The Pakistani security establishment’s myopia and its recklessness are simply unbelievable. It just had its fingers burned trying to stoke the jihadist pyres in Afghanistan when the Tehreek-e-Taliban Pakistan (TTP) turned on it. After the Zarb-e-Azb operation has gotten underway in North Waziristan, the Inter-Services Public Relations (ISPR) has repeated ad nauseum that the armed forces are dismantling the colossal terrorist infrastructure there. Just months ago they were unwilling to concede that there ever was any problem in North Waziristan let alone the existence of such a humongous network and logistical bases. There is absolutely no doubt that the security establishment’s current policy in Balochistan will also come back to bite it just as its misadventure in Afghanistan has done.

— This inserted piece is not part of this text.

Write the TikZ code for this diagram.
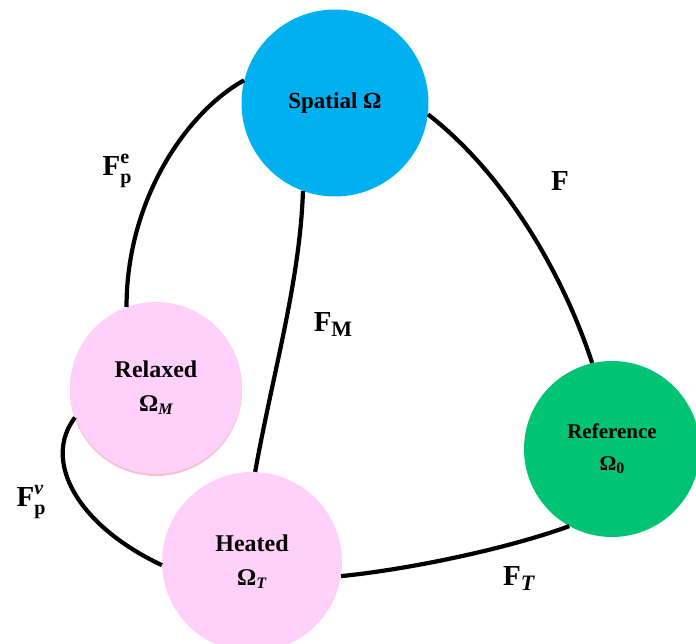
\documentclass[tikz,border=0pt]{standalone}
\usepackage{fontspec}
\setmainfont{Liberation Serif}
\definecolor{spatialblue}{RGB}{0,176,240}
\definecolor{refgreen}{RGB}{0,195,116}
\definecolor{softpink}{RGB}{255,208,250}
\definecolor{pinkshadow}{RGB}{250,190,198}
\newcommand{\ssub}[1]{\raisebox{-0.28ex}{\fontsize{16}{16}\selectfont #1}}
\newcommand{\supsub}[2]{\makebox[0pt][l]{\raisebox{0.42em}{\fontsize{20}{20}\selectfont #1}}\raisebox{-0.28em}{\fontsize{20}{20}\selectfont #2}}
\newcommand{\lsub}[1]{\raisebox{-5pt}{\fontsize{22}{22}\selectfont #1}}
\begin{document}
\begin{tikzpicture}[x=1pt,y=-1pt,
  state/.style={circle, inner sep=0pt, align=center, font=\bfseries\fontsize{24}{34}\selectfont},
  link/.style={line width=4.2pt, black},
  lab/.style={font=\bfseries\fontsize{29}{29}\selectfont, inner sep=0pt}]
\useasboundingbox (0,0) rectangle (696,644);
% slight shadow under the relaxed circle
\fill[pinkshadow] (156,390) circle (86pt);
\node[state, fill=spatialblue, minimum size=187pt, font=\bfseries\fontsize{23}{33}\selectfont] (spatial) at (335,103) {Spatial Ω};
\node[state, fill=softpink, minimum size=172pt] (relaxed) at (156,388) {Relaxed\\Ω\ssub{\textit{M}}};
\node[state, fill=softpink, minimum size=180pt] (heated) at (252,562) {Heated\\Ω\ssub{\textit{T}}};
\node[state, fill=refgreen, minimum size=176pt, font=\bfseries\fontsize{21}{32}\selectfont] (reference) at (612,449) {Reference\\Ω\ssub{0}};
% connectors
\draw[link] (spatial.166) .. controls +(-55,30) and +(0,-110) .. (relaxed.110);
\draw[link] (spatial.250) .. controls +(-3,90) and +(18,-100) .. (heated.88);
\draw[link] (relaxed.200) .. controls +(-33,43) and +(-85,-40) .. (heated.182);
\draw[link] (spatial.353) .. controls +(75,58) and +(-30,-92) .. (reference.103);
\draw[link] (heated.351) .. controls +(70,-7) and +(-60,22) .. (reference.241);
% labels
\node[lab] (lfpe) at (117,171) {F\supsub{e}{p}};
\node[lab] (lfm) at (333,325) {F\lsub{M}};
\node[lab] (lfpv) at (31,502) {F\supsub{\textit{v}}{p}};
\node[lab] (lf) at (560,181) {F};
\node[lab] (lft) at (519,579) {F\lsub{\textit{T}}};
\end{tikzpicture}
\end{document}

Unfortunately, it is the common people and foot soldiers that end up bearing the brunt of the disastrous footsie that the Pakistani establishment keeps playing with the jihadists who are in it for doctrinal reasons above all.
The Hazaras in Quetta are killed because of their Shia faith; their facial features and forced ghettoisation do make it easy to pick them out. It is not an issue of social integration or ethno-chauvinism. The jihadists, for example, have no problem coopting different looking and alien sounding Chechens and Uzbeks. The systematic, relentless targeted killings of the socially well-integrated Shia communities from Peshawar to Karachi, indicates that the jihadist agenda is a sectarian purge. Shakespeare was spot on when he wrote:
“Murder most foul, as in the best it is.
But this most foul, strange and unnatural.”
All murders are horrible but the murders in Balochistan, whether of the Shia Hazara, Baloch Zikris or the Baloch separatists, are especially heinous, grotesque and unnatural as elements of the state stand by idly or, worse, protect and egg on the killers. The civilian law enforcement agencies can only do so much with political weaklings at the helm in the province and the Centre. The jihadist terrorism against the Shia, Baloch and the minorities will continue unabated unless the security establishment rethinks its catastrophic policy, which it most likely will not.